• [Data shown]:
□ □ □ □ □ □ □

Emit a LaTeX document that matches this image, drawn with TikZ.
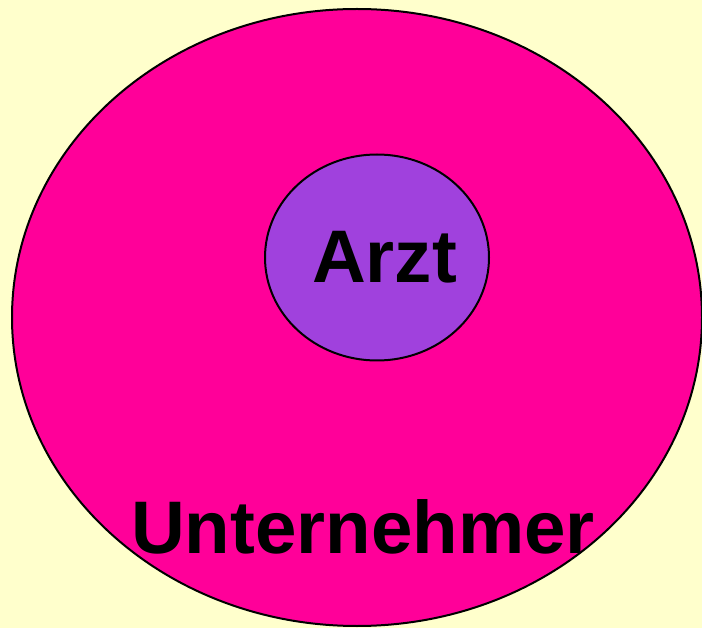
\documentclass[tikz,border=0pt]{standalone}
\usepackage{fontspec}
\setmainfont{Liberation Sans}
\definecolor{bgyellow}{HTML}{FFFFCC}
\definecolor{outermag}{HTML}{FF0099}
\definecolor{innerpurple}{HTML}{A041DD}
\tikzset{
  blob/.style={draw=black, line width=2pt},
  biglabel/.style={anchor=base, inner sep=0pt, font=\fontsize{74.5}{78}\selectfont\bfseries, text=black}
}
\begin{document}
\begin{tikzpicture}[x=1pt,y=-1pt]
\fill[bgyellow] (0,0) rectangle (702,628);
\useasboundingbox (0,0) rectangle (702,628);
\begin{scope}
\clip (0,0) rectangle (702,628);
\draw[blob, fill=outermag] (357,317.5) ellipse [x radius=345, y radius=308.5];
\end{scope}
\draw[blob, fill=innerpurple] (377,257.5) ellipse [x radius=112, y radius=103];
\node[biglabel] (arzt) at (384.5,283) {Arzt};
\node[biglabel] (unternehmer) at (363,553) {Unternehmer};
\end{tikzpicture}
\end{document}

□ □ □ □ □ □ □

• [Exercise description]: Repeat the material exactly as it reads, without any of its pictures.

• [Correct output]:
Emit a LaTeX document that matches this image, drawn with TikZ.
\documentclass[tikz,border=0pt]{standalone}
\usepackage{fontspec}
\setmainfont{Liberation Sans}
\definecolor{bgyellow}{HTML}{FFFFCC}
\definecolor{outermag}{HTML}{FF0099}
\definecolor{innerpurple}{HTML}{A041DD}
\tikzset{
  blob/.style={draw=black, line width=2pt},
  biglabel/.style={anchor=base, inner sep=0pt, font=\fontsize{74.5}{78}\selectfont\bfseries, text=black}
}
\begin{document}
\begin{tikzpicture}[x=1pt,y=-1pt]
\fill[bgyellow] (0,0) rectangle (702,628);
\useasboundingbox (0,0) rectangle (702,628);
\begin{scope}
\clip (0,0) rectangle (702,628);
\draw[blob, fill=outermag] (357,317.5) ellipse [x radius=345, y radius=308.5];
\end{scope}
\draw[blob, fill=innerpurple] (377,257.5) ellipse [x radius=112, y radius=103];
\node[biglabel] (arzt) at (384.5,283) {Arzt};
\node[biglabel] (unternehmer) at (363,553) {Unternehmer};
\end{tikzpicture}
\end{document}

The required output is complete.